In a new McKinsey Global Institute report, A tool kit to fix California’s housing gap: 3.5 million homes by 2025, we look specifically at the US state of California and offer remedies for fixing a chronic housing shortage. Our objective is to provide rigorous, fact-based analysis on a charged issue, and to present a practical blueprint for how cities, state authorities, the private sector, and citizens can work together to unlock housing supply and ensure housing access. Our model also allowed us to generate detailed, local insights into who can and can’t afford housing, where they live, and how much they pay.

For instance, we learned that the problem is both rural and urban: while metropolises such as Los Angeles and San Francisco suffer from high housing prices, so do rural communities such as Watsonville and Salinas, where 50 to 60 percent of households are unable to afford the cost of housing. We also learned that high housing costs not only impact low-income households, but also squeeze California’s middle class. In Anaheim, Long Beach, and Los Angeles, households earning up to 115 percent of area median income, or $69,800 per year, are unable to afford local housing costs.

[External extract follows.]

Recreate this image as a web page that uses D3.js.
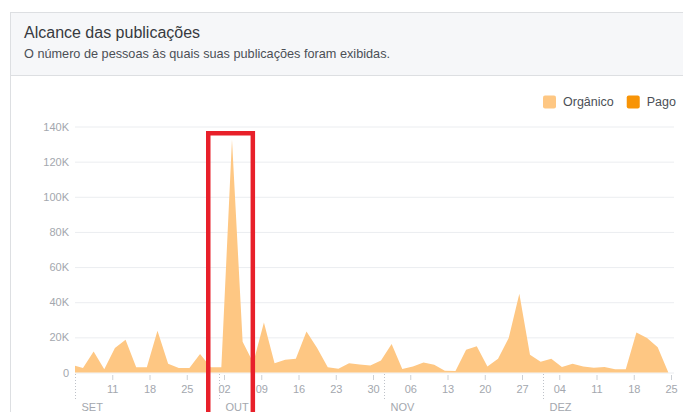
<!DOCTYPE html>
<html>
<head>
<meta charset="utf-8">
<script src="https://cdnjs.cloudflare.com/ajax/libs/d3/7.8.5/d3.min.js"></script>
<style>
  body { margin: 0; background: #fff; }
  svg { display: block; font-family: "Liberation Sans", Arial, Helvetica, sans-serif; }
</style>
</head>
<body>
<div class="chart"></div>
<script>
// Alcance orgânico, um ponto a cada 2 dias (milhares de pessoas)
var organicValues = [
  4.2, 2.5, 12, 1.9, 13.9, 18.6, 3, 3, 23.8, 5,
  2.5, 2.5, 10.5, 3, 3, 132.6, 17.5, 5.5, 28.5, 5.3,
  7.2, 7.8, 23.4, 13.9, 3, 2.1, 5.3, 4.6, 4, 6.8,
  16.2, 2, 3.4, 5.7, 4.4, 1, 0.8, 12.9, 15, 3.4,
  7.8, 19.6, 44.8, 10.1, 6.1, 7.8, 3.1, 5, 3.4, 2.7,
  3.1, 1.9, 1.9, 22.8, 19.6, 14.3, 0
];
var firstPoint = new Date(2017, 8, 3, 12);   // 3 set 2017, meio-dia
var stepDays = 2;

var yTicks = [0, 20000, 40000, 60000, 80000, 100000, 120000, 140000];
var months = [
  { name: "SET", date: new Date(2017, 8, 4) },
  { name: "OUT", date: new Date(2017, 9, 1) },
  { name: "NOV", date: new Date(2017, 10, 1) },
  { name: "DEZ", date: new Date(2017, 11, 1) }
];
var legendItems = [
  { name: "Orgânico", color: "#fec783" },
  { name: "Pago", color: "#f89406" }
];
var highlight = { from: new Date(2017, 8, 29, 1), to: new Date(2017, 9, 7, 10) };

var svgWidth = 683;
var svgHeight = 412;

var data = organicValues.map(function (v, i) {
  return { date: d3.timeHour.offset(firstPoint, i * stepDays * 24), value: v * 1000 };
});

var svg = d3.select(".chart")
  .append("svg")
  .attr("width", svgWidth)
  .attr("height", svgHeight);

// Cartão
svg.append("rect")
  .attr("x", 10.5).attr("y", 12.5)
  .attr("width", svgWidth).attr("height", svgHeight)
  .attr("fill", "#fff")
  .attr("stroke", "#dddfe2");

svg.append("rect")
  .attr("x", 11).attr("y", 13)
  .attr("width", svgWidth).attr("height", 62)
  .attr("fill", "#f6f7f9");

svg.append("line")
  .attr("x1", 11).attr("x2", svgWidth)
  .attr("y1", 75.5).attr("y2", 75.5)
  .attr("stroke", "#dddfe2");

svg.append("text")
  .attr("x", 24).attr("y", 38)
  .attr("font-size", "16px")
  .attr("fill", "#373a40")
  .text("Alcance das publicações");

svg.append("text")
  .attr("x", 24).attr("y", 58)
  .attr("font-size", "12.7px")
  .attr("fill", "#4b4f56")
  .text("O número de pessoas às quais suas publicações foram exibidas.");

// Legenda
var legend = svg.append("g");
var lx = 543;
legendItems.forEach(function (item) {
  legend.append("rect")
    .attr("x", lx).attr("y", 95.5)
    .attr("width", 13).attr("height", 13)
    .attr("rx", 2)
    .attr("fill", item.color);
  var t = legend.append("text")
    .attr("x", lx + 20).attr("y", 106)
    .attr("font-size", "12.5px")
    .attr("fill", "#4b4f56")
    .text(item.name);
  lx += 20 + t.node().getComputedTextLength() + 13;
});

// Escalas
var x = d3.scaleTime()
  .domain([new Date(2017, 8, 4), new Date(2017, 11, 25)])
  .range([75, 671]);

var y = d3.scaleLinear()
  .domain([0, 140000])
  .range([372.5, 126.5]);

// Grade e rótulos do eixo Y
var leftAxis = d3.axisLeft(y)
  .tickValues(yTicks)
  .tickSize(-(674 - 75))
  .tickPadding(6)
  .tickFormat(function (d) { return d === 0 ? "0" : (d / 1000) + "K"; });

var yAxis = svg.append("g")
  .attr("transform", "translate(75,0)")
  .call(leftAxis);
yAxis.select(".domain").remove();
yAxis.selectAll(".tick line").attr("stroke", "#ebedf0");
yAxis.selectAll(".tick text")
  .attr("fill", "#a3a7ae")
  .attr("font-size", "11px")
  .attr("font-family", "Liberation Sans, Arial, sans-serif");

// Área orgânica
svg.append("clipPath").attr("id", "plot-clip")
  .append("rect")
  .attr("x", x.range()[0]).attr("y", 0)
  .attr("width", svgWidth).attr("height", svgHeight);

var area = d3.area()
  .x(function (d) { return x(d.date); })
  .y0(y(0))
  .y1(function (d) { return y(d.value); });

svg.append("path")
  .datum(data)
  .attr("clip-path", "url(#plot-clip)")
  .attr("fill", legendItems[0].color)
  .attr("d", area);

// Eixo X (segundas-feiras)
var mondays = d3.timeMonday.range(new Date(2017, 8, 5), new Date(2017, 11, 26));
var bottomAxis = d3.axisBottom(x)
  .tickValues(mondays)
  .tickSize(5)
  .tickPadding(5)
  .tickFormat(d3.timeFormat("%d"));

var xAxis = svg.append("g")
  .attr("transform", "translate(0,375)")
  .call(bottomAxis);
xAxis.select(".domain").remove();
xAxis.selectAll(".tick line").attr("stroke", "#ccd0d5");
xAxis.selectAll(".tick text")
  .attr("fill", "#a3a7ae")
  .attr("font-size", "11px")
  .attr("font-family", "Liberation Sans, Arial, sans-serif");

// Meses
var monthGroup = svg.append("g").selectAll("g")
  .data(months)
  .enter()
  .append("g")
  .attr("transform", function (d) { return "translate(" + (Math.round(x(d.date)) + 0.5) + ",0)"; });

monthGroup.append("line")
  .attr("y1", 374).attr("y2", 400)
  .attr("stroke", "#bec2c9")
  .attr("stroke-dasharray", "1,2");

monthGroup.append("text")
  .attr("x", 6).attr("y", 411)
  .attr("font-size", "11px")
  .attr("fill", "#a3a7ae")
  .text(function (d) { return d.name; });

// Destaque vermelho
var hx0 = x(highlight.from), hx1 = x(highlight.to);
svg.append("rect")
  .attr("x", hx0).attr("y", y(140000) + 6.75)
  .attr("width", hx1 - hx0)
  .attr("height", 300)
  .attr("fill", "none")
  .attr("stroke", "#e8202a")
  .attr("stroke-width", 4.5);
</script>
</body>
</html>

In the city of San Francisco, a household earning $140,000 per year, or 179 percent of area median income, is squeezed. In dollar terms, we learned that each year Californians pay $50 billion more for housing than they are able to afford. In total, California’s housing shortage costs the state more than $140 billion per year in lost economic output, including lost construction investment as well as foregone consumption of goods and services because Californians spend so much of their income on housing. After quantifying California’s affordability gap to understand the size and distribution of the problem, we analyzed land across the state, parcel by parcel, to identify “housing hot spots” where large amounts of housing could be developed with attractive returns.

McKinsey’s geospatial analytics team mapped cities such as Fresno, Los Angeles, and San Francisco and counties such as Contra Costa, Sacramento, and San Bernardino to identify opportunities to build housing. We identified physical capacity to add more than five million units in “housing hot spots.” This is more than enough to close the state’s housing gap. More than a quarter million of these units could be built on urban land that is already zoned for multifamily development and is sitting vacant. Up to 3 million units could be built within a half-mile of high-frequency public-transit stations. More than 600,000 could be added by homeowners to existing single-family homes.

What are the barriers to converting these five million potential units into actual homes?

There are many—whether regulatory, political, economic, or cultural. California’s challenge is to overcome these barriers, unlock supply on high-potential land, cut the cost and risk of producing housing, and ensure that low-income and vulnerable individuals who are priced out of the market have access to housing. To that end, we analyzed the current barriers to housing development in California and identified the public-sector and private-sector innovations with the highest potential to unlock new supply.

These range from changing the rules to incentivize local governments and accelerating the land-use approval process to boosting construction productivity and deploying modular construction techniques. Our hope is that the analysis contained in this paper will serve as a blueprint to help communities in California—and beyond—close the housing gap. This is critical for improving social equality, enhancing quality of life, and boosting regional economic competitiveness. Working together, cities, state authorities, business, and citizens can close the housing gap—but solutions must be highly tailored to local needs, and government, business, and citizens all need to step up to the challenge. We identified a five-step process for communities to close the local housing gap: create a housing delivery unit, define the local problem, identify local solutions and map “housing hot spots,” align stakeholders behind a local strategy, and execute the strategy and measure performance.